The structure is two design exercises from the same starting point. In the first, trust disappears and OSPF’s State answer breaks across commercial boundaries; the result is BGP. In the second, scale and cost explode and OSPF’s Coordination answer becomes economically unsustainable; the result is SDN/OpenFlow. Both exercises demonstrate that when the binding constraint shifts, the framework generates the correct architectural response — not by guessing, but by tracing which invariant answer can no longer hold.
OSPF as baseline: the dependency graph
OSPF’s binding constraint is survivability — the network must continue operating despite failures [1]. From that single constraint, the four invariant answers follow in a dependency chain:
| Invariant | OSPF’s answer | Forced by | Design principle |
|---|---|---|---|
| Coordination | Distributed — each router computes independently | Survivability → no central point of failure | Decision placement |
| State | Full topology — every router knows every link and cost | Distributed → need shared truth to avoid loops | Disaggregation: measurement from belief [3] |
| Time | Event-driven flooding, sub-second convergence | Full topology → changes trigger immediate reflooding | Closed-loop: fast, honest feedback |
| Interface | LSAs — the format for exchanging raw link measurements | Cooperative trust → share everything, hide nothing | Honest measurement signal |
The assumption holding this together is cooperation. Every router shares everything honestly. No secrets, no filtering, no policy. This works because OSPF operates within a single trust domain — one organization, one administrative authority [6]. The question is what happens when that assumption breaks.
Exercise 1: commercialization breaks the State invariant
In 1989, ARPANET was decommissioned and the Internet became an interconnection of independent commercial networks. The environment shifted from a single cooperative research community to thousands of organizations — AT&T, Sprint, universities, corporations — with competing business interests [7]. The tool at hand was still OSPF. The question is whether it remains the right tool.

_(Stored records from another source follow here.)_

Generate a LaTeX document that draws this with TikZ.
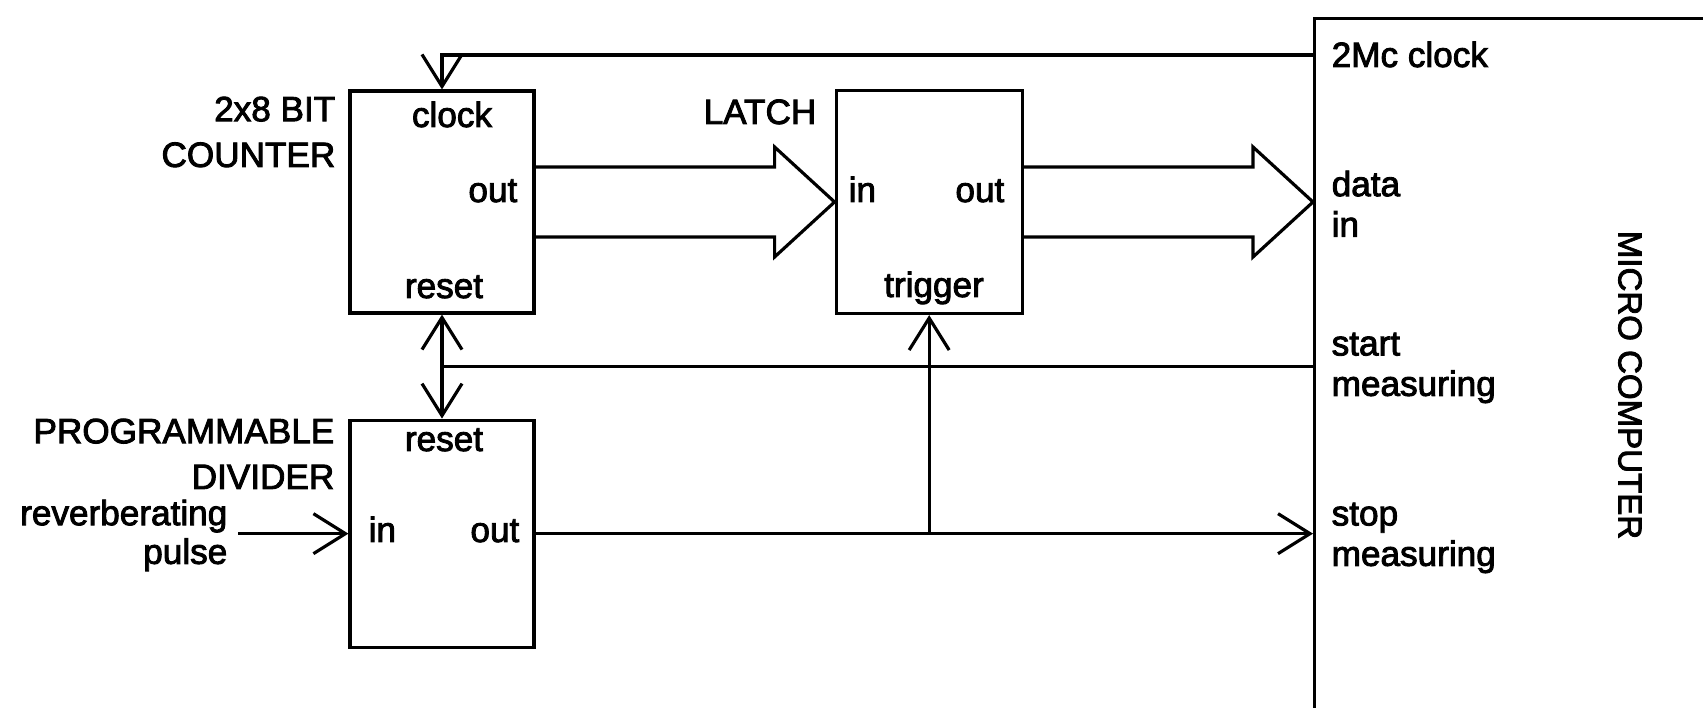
\documentclass[tikz,border=0pt]{standalone}
\usepackage{fontspec}
\setmainfont{Liberation Sans}[FakeBold=2.5]
\usepackage{tikz}
\usetikzlibrary{arrows.meta, positioning, calc}

% hollow bus arrow from one block to the next
\newcommand{\busarrow}[2]{%
  \draw[wire] ([yshift=3.5mm]#1) -- ([xshift=-6mm,yshift=3.5mm]#2)
      -- ([xshift=-6mm,yshift=5.5mm]#2) -- (#2)
      -- ([xshift=-6mm,yshift=-5.5mm]#2) -- ([xshift=-6mm,yshift=-3.5mm]#2)
      -- ([yshift=-3.5mm]#1);}

\begin{document}
\begin{tikzpicture}[
            block/.style  ={rectangle, draw, line width=0.9pt, minimum width=1.84cm,
                            minimum height=2.22cm, inner sep=0pt},
            lbl/.style    ={inner sep=0pt, font=\fontsize{10}{11.5}\selectfont},
            namelbl/.style={inner sep=0pt, align=right, font=\fontsize{10}{13}\selectfont},
            wire/.style   ={line width=0.9pt, line join=miter},
            arr/.style    ={wire, -{Straight Barb[length=3.2mm, width=4mm]}}
        ]
            \useasboundingbox (0,0) rectangle (17.03,-7.08);
            \clip (0,0) rectangle (17.03,-7.08);

            \node[block] (counter) at (4.42,-2.02) {};
            \node[block, right=2.99cm of counter, minimum width=1.86cm, minimum height=2.23cm] (latch) {};
            \node[block, below=1.04cm of counter, minimum height=2.27cm] (divider) {};
            \node[block, anchor=north west, minimum width=4.6cm, minimum height=7.6cm] (micro) at (13.13,-0.17) {};

            % names of the blocks
            \node[namelbl, anchor=north east] (cntname) at (3.36,-0.96) {2x8 BIT\\COUNTER};
            \node[lbl, anchor=base east] (latchname) at (8.17,-1.24) {LATCH};
            \node[namelbl, anchor=north east] (divname) at (3.35,-4.18) {PROGRAMMABLE\\DIVIDER};
            \node[lbl, align=right, anchor=north east, font=\fontsize{10}{11}\selectfont] (pulselbl) at (2.28,-4.99) {reverberating\\pulse};
            \node[lbl, rotate=-90, font=\fontsize{9.4}{11}\selectfont] (microname) at (16.30,-3.85) {MICRO COMPUTER};

            % pins
            \node[lbl, anchor=base] (cntclock) at (4.52,-1.27) {clock};
            \node[lbl, anchor=base east] (cntout) at (5.18,-2.02) {out};
            \node[lbl, anchor=base] (cntreset) at (4.44,-2.98) {reset};
            \node[lbl, anchor=base west] (latin) at (8.48,-2.02) {in};
            \node[lbl, anchor=base east] (latout) at (10.05,-2.02) {out};
            \node[lbl, anchor=base] (lattrig) at (9.34,-2.97) {trigger};
            \node[lbl, anchor=base] (divreset) at (4.44,-4.51) {reset};
            \node[lbl, anchor=base west] (divin) at (3.68,-5.42) {in};
            \node[lbl, anchor=base east] (divout) at (5.20,-5.42) {out};
            \node[lbl, anchor=base west] (mcclock) at (13.31,-0.67) {2Mc clock};
            \node[lbl, align=left, anchor=north west] (mcdata) at (13.31,-1.70) {data\\in};
            \node[lbl, align=left, anchor=north west] (mcstart) at (13.31,-3.32) {start\\measuring};
            \node[lbl, align=left, anchor=north west] (mcstop) at (13.31,-5.02) {stop\\measuring};

            \coordinate (clk) at ([yshift=-0.38cm]micro.north west);
            \coordinate (rstjoin) at ($(counter.south)!0.5!(divider.north)$);
            \coordinate (trig) at (latch.south |- divider.east);
            \coordinate (pulsein) at ([xshift=-1.1cm]divider.west);

            \draw[arr] (clk) -| (counter.north);
            \busarrow{counter.east}{latch.west}
            \busarrow{latch.east}{micro.west |- latch.east}
            \draw[wire, {Straight Barb[length=3.2mm, width=4mm]}-{Straight Barb[length=3.2mm, width=4mm]}]
                  (counter.south) -- (divider.north);
            \draw[wire] (micro.west |- rstjoin) -- (rstjoin);
            \draw[arr] (divider.east) -- (micro.west |- divider.east);
            \draw[arr] (trig) -- (latch.south);
            \draw[arr] (pulsein) -- (divider.west);

        \end{tikzpicture}
\end{document}
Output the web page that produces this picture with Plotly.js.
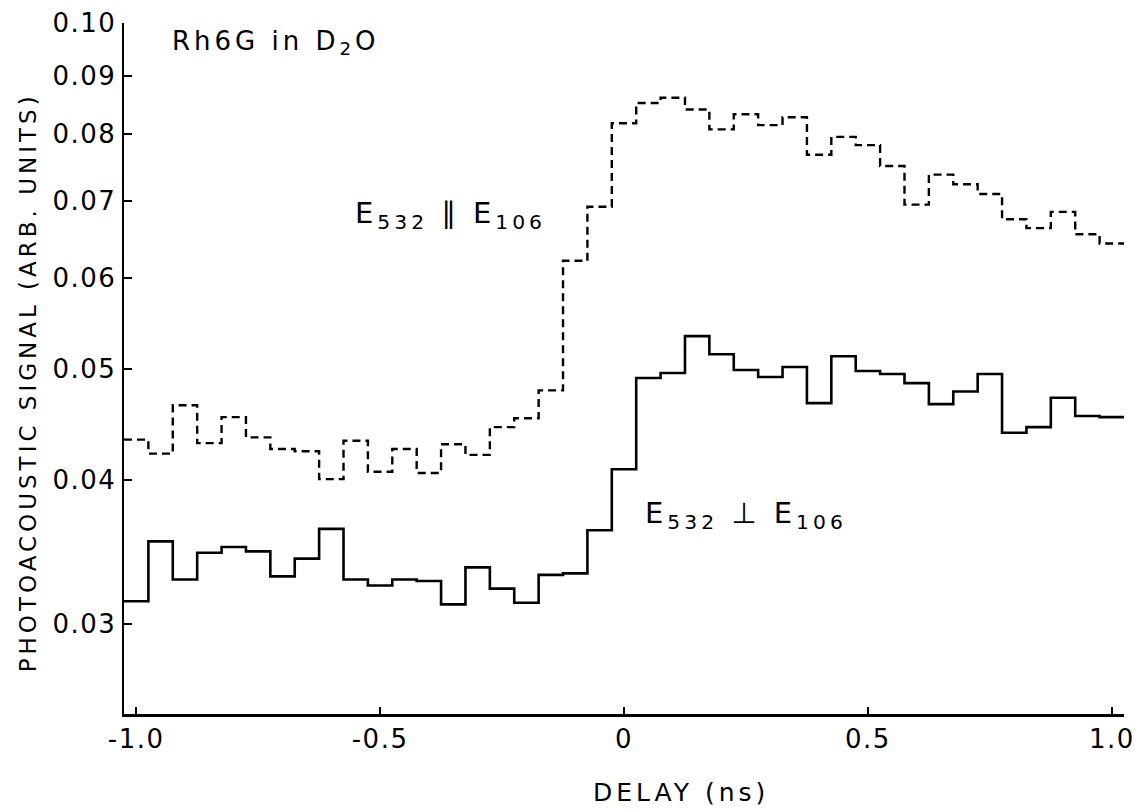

| ARPANET | Commercial Internet | |
|---|---|---|
| Who operates it | One cooperative research community | Thousands of organizations with disparate interests |
| Relationship | Collaborative — shared goals | Commercial — competing business interests |
| The problem | Route within one backbone | Organizations must exchange traffic despite commercial competition |
The invariant that breaks is State. OSPF’s State answer requires sharing full topology honestly — every link, every cost, via Link-State Advertisements. AT&T will never share its 500-router internal topology with Sprint. Internal topology is a trade secret. The cooperative trust that made full-topology sharing possible no longer exists across organizational boundaries [7].
The consequence is a forced disaggregation. OSPF continues to work inside each organization — single administrative domain, full trust. But it fails across organizations. Routing must split: one system inside (intra-domain), a different system between (inter-domain). This separation creates gateway routers — routers at the AS boundary that speak both protocols. Inside: OSPF. Outside: the new inter-domain protocol that must be designed [7][10].
What the gateway router can advertise
The State failure constrains what information crosses organizational boundaries. OSPF advertises link states — raw topology like “Link A-B, cost 10” at router-level granularity. But across trust boundaries, internal routers are hidden. The outside world cannot know AT&T’s router names, link capacities, or traffic engineering policies.
The right unit of advertisement is prefixes — groups of IP addresses the AS is responsible for (e.g., 208.65.152.0/22) — plus the AS-level path for loop detection (e.g., [AS7018, AS3356, AS15169]). This is a path vector: more information than a distance vector (which hides the path entirely and enables loops), less information than full topology (which no competitor will disclose). It represents the maximum that commercial entities will share [7].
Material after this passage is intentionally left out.